Description
The Poet’s Curse:
A Miscellany
by Michael Estabrook
A delightful miscellany of poems on a multitude of subjects in various forms and genres including: ancestral portraits, bestiary, commonplace, complaints, catalogs, concrete, dialog, dreams, ekphrastic, erotica, experimental, found poems, free verse, light poems, imagistic, list poems, lyrical, military, monolog, narrative, nostalgia, object poems, odes, pentastichs, persona poems, philias, phobias, philosophies, portraits, prose poems, romantic, satire, sonnets, stream-of-consciousness, triptychs, work . . .
“The Poet’s Curse”
Everything the poet sees
or hears, thinks, feels or imagines
gets captured, interpreted and shoe-horned
into a damn poem
whether they like it or not.
About the Author
Educated first in the sciences, graduating into comparative literature and languages, Michael Estabrook is a recently retired baby boomer child-of-the-sixties poet freed finally after working 40 years for “The Man” and sometimes “The Woman.” No more useless meetings under florescent lights in stuffy stale windowless rooms.
Instead, he is able to concentrate on making better poems and on pursuing other interests including: art, music, theatre, opera, history, genealogy, philosophy, and his wife, who has always been the most beautiful woman he has ever known.
Since the late 1980s, Michael has published over 20 collections, including most recently: Bouncy House, edited by Larry Fagin (Green Zone Editions, 2014); Two Sides of the Same Coin, drawings by Wayne Hogan (little books press, 2016); It Is What It Is, with Phil Weidman, drawings by Wayne Hogan (little books press, 2018).
Hopefully with each passing decade the poems have become more universal in nature: clear and concise, succinct and precise, more thought-provoking and relatable.
What They’re Saying…
Michael Estabrook’s The Poet’s Curse is a must-read collection by a particularly perceptive observer of our often-cockeyed world. Each of his poems repeats and enlarges upon the flavor of his brief jewel “because of the encumbrance of material things”: rusting stove at curbside being/thrown away by the inhabitants/of an old dilapidated shack/in back and I think that all/of us should remember/to throw-out our old stoves. Read Estabrook’s The Poet’s Curse knowing you’re reading real poetry.

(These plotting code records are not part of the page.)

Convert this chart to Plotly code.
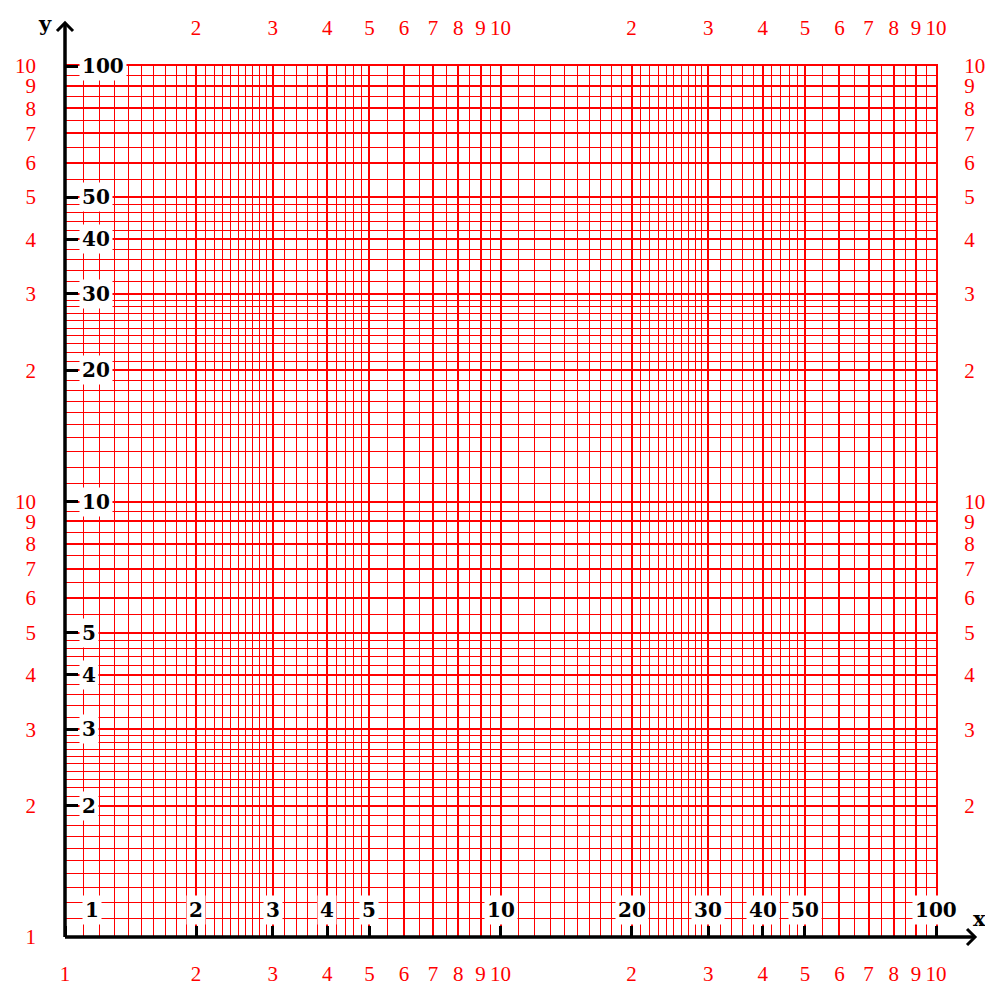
import math
import plotly.graph_objects as go

# ---- axis values (log-log paper, two decades on each axis) ----
decades = [1, 10]
major_mantissas = [1, 2, 3, 4, 5, 6, 7, 8, 9]
minor_mantissas = [1.1, 1.2, 1.3, 1.4, 1.5, 1.6, 1.7, 1.8, 1.9,
                   2.1, 2.2, 2.3, 2.4, 2.5, 2.6, 2.7, 2.8, 2.9,
                   3.2, 3.4, 3.6, 3.8,
                   4.2, 4.4, 4.6, 4.8,
                   5.5, 6.5, 7.5, 8.5, 9.5]
major_vals = [m * d for d in decades for m in major_mantissas] + [100]
minor_vals = [m * d for d in decades for m in minor_mantissas]
red_text = ["1", "2", "3", "4", "5", "6", "7", "8", "9",
            "10", "2", "3", "4", "5", "6", "7", "8", "9", "10"]

# black labelled ticks
black_x_vals = [1, 2, 3, 4, 5, 10, 20, 30, 40, 50, 100]
black_x_text = ["1", "2", "3", "4", "5", "10", "20", "30", "40", "50", "100"]
black_y_vals = [2, 3, 4, 5, 10, 20, 30, 40, 50, 100]
black_y_text = ["2", "3", "4", "5", "10", "20", "30", "40", "50", "100"]

RED = "#ff0000"
red_font = dict(family="Liberation Serif", size=21, color=RED)
black_font = dict(family="DejaVu Serif", size=20, color="black", weight="bold")

fig = go.Figure()
fig.add_trace(go.Scatter(x=[1, 100], y=[1, 100], mode="markers", marker=dict(opacity=0),
                         hoverinfo="skip", showlegend=False))
fig.add_trace(go.Scatter(x=[1, 100], y=[1, 100], mode="markers", marker=dict(opacity=0),
                         hoverinfo="skip", showlegend=False, xaxis="x2", yaxis="y2"))
fig.add_trace(go.Scatter(x=[1, 100], y=[1, 100], mode="markers", marker=dict(opacity=0),
                         hoverinfo="skip", showlegend=False, xaxis="x3", yaxis="y3"))

common = dict(type="log", range=[0, 2], tickmode="array", zeroline=False, fixedrange=True,
              automargin=False)

fig.update_layout(
    width=985, height=978,
    margin=dict(l=57, r=57, t=58, b=49, autoexpand=False),
    paper_bgcolor="white", plot_bgcolor="white",
    showlegend=False,
    xaxis=dict(**common, tickvals=major_vals, ticktext=red_text, ticks="",
               showgrid=True, gridcolor=RED, gridwidth=2,
               minor=dict(tickvals=minor_vals, showgrid=True, gridcolor=RED, gridwidth=1, ticks=""),
               tickfont=red_font, showline=False, ticklabelstandoff=22),
    yaxis=dict(**common, tickvals=major_vals, ticktext=red_text, ticks="",
               showgrid=True, gridcolor=RED, gridwidth=2,
               minor=dict(tickvals=minor_vals, showgrid=True, gridcolor=RED, gridwidth=1, ticks=""),
               tickfont=red_font, showline=False, ticklabelstandoff=28),
    xaxis2=dict(**common, overlaying="x", side="top", anchor="y2",
                tickvals=major_vals[1:], ticktext=red_text[1:], ticks="",
                showgrid=False, showline=True, linecolor=RED, linewidth=2,
                tickfont=red_font, ticklabelstandoff=21),
    yaxis2=dict(**common, overlaying="y", side="right", anchor="x2",
                tickvals=major_vals[1:], ticktext=red_text[1:], ticks="",
                showgrid=False, showline=True, linecolor=RED, linewidth=2,
                tickfont=red_font, ticklabelstandoff=22),
    xaxis3=dict(**common, overlaying="x", side="top", anchor="free", position=0,
                tickvals=black_x_vals, ticks="outside", ticklen=11, tickwidth=3,
                tickcolor="black", showticklabels=False, showgrid=False, showline=False),
    yaxis3=dict(**common, overlaying="y", side="right", anchor="free", position=0,
                tickvals=black_y_vals, ticks="outside", ticklen=12, tickwidth=3,
                tickcolor="black", showticklabels=False, showgrid=False, showline=False),
)

# ---- black axes with open arrow heads (paper coords; plot area is square) ----
a = 0.0092
x_tip = 1.0448
y_tip = 1.0494
shapes = [
    dict(type="line", xref="paper", yref="paper", x0=0, y0=0, x1=x_tip, y1=0,
         line=dict(color="black", width=3.5)),
    dict(type="line", xref="paper", yref="paper", x0=0, y0=0, x1=0, y1=y_tip,
         line=dict(color="black", width=3.5)),
    dict(type="path", xref="paper", yref="paper",
         path=f"M {x_tip - a},{a} L {x_tip},0 L {x_tip - a},{-a}",
         line=dict(color="black", width=3)),
    dict(type="path", xref="paper", yref="paper",
         path=f"M {-a},{y_tip - a} L 0,{y_tip} L {a},{y_tip - a}",
         line=dict(color="black", width=3)),
]
fig.update_layout(shapes=shapes)

annotations = []
for v, t in zip(black_x_vals, black_x_text):
    annotations.append(dict(x=math.log10(v), y=0, xref="x", yref="paper", text=t,
                            showarrow=False, xanchor="center", yanchor="middle",
                            xshift=27 if v == 1 else 0, yshift=27,
                            font=black_font, bgcolor="white", borderpad=2))
for v, t in zip(black_y_vals, black_y_text):
    annotations.append(dict(x=0, y=math.log10(v), xref="paper", yref="y", text=t,
                            showarrow=False, xanchor="left", yanchor="middle", xshift=14,
                            font=black_font, bgcolor="white", borderpad=2))
annotations.append(dict(x=1.0505, y=0.0207, xref="paper", yref="paper", text="x",
                        xanchor="center", yanchor="middle", borderpad=0,
                        showarrow=False, font=dict(family="DejaVu Serif", size=21,
                                                    color="black", weight="bold")))
annotations.append(dict(x=-0.023, y=1.049, xref="paper", yref="paper", text="y",
                        xanchor="center", yanchor="middle", borderpad=0,
                        showarrow=False, font=dict(family="DejaVu Serif", size=21,
                                                    color="black", weight="bold")))
fig.update_layout(annotations=annotations)

fig.write_html("out.html")
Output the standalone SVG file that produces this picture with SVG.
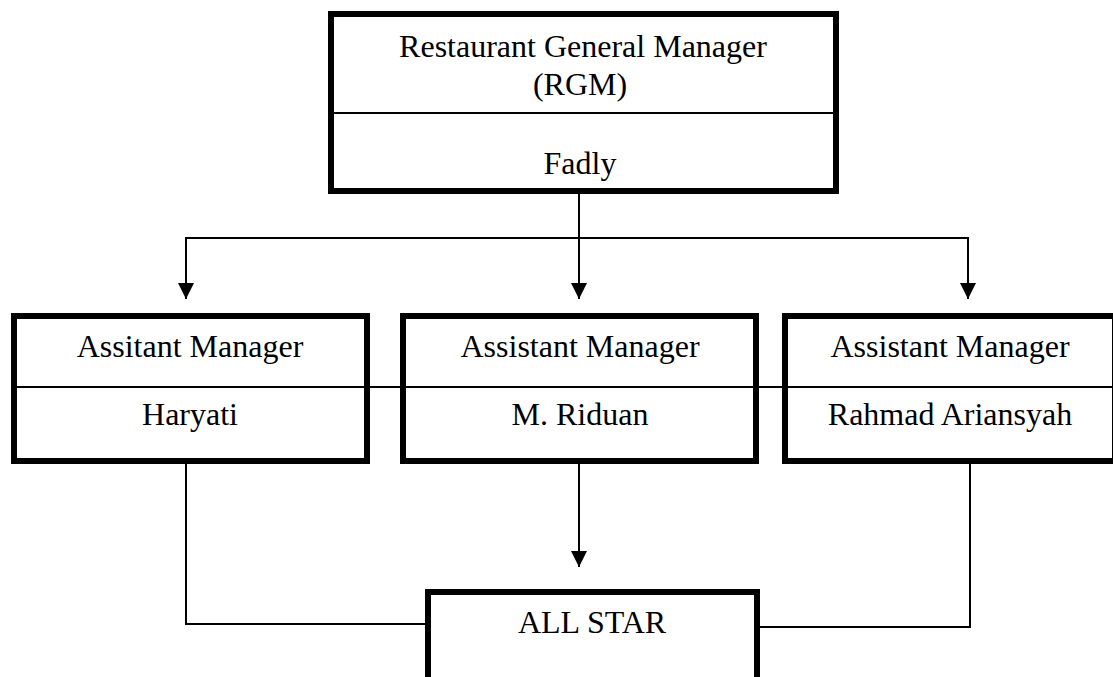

~ Wayne Hogan, Poet &Artist
What’s become increasingly clear to anyone paying careful attention over these past few decades is that Estabrook is a master jeweler and that each day, each moment, of his life is a small, glittering stone waiting to be shaped into something iridescent and precious. These poems are the minutiae of a life well lived and well loved – each one is a gem that shines with a vital, stunning clarity.
~ John Sweet, Poet
I have been reading Michael Estabrook for the full twenty years that I’ve been engaged with the small press, and never tire of his humorous, often self-deprecating, yet poignant poetry. This full-length book is long overdue, and is a just reward for a consistently wonderful poet.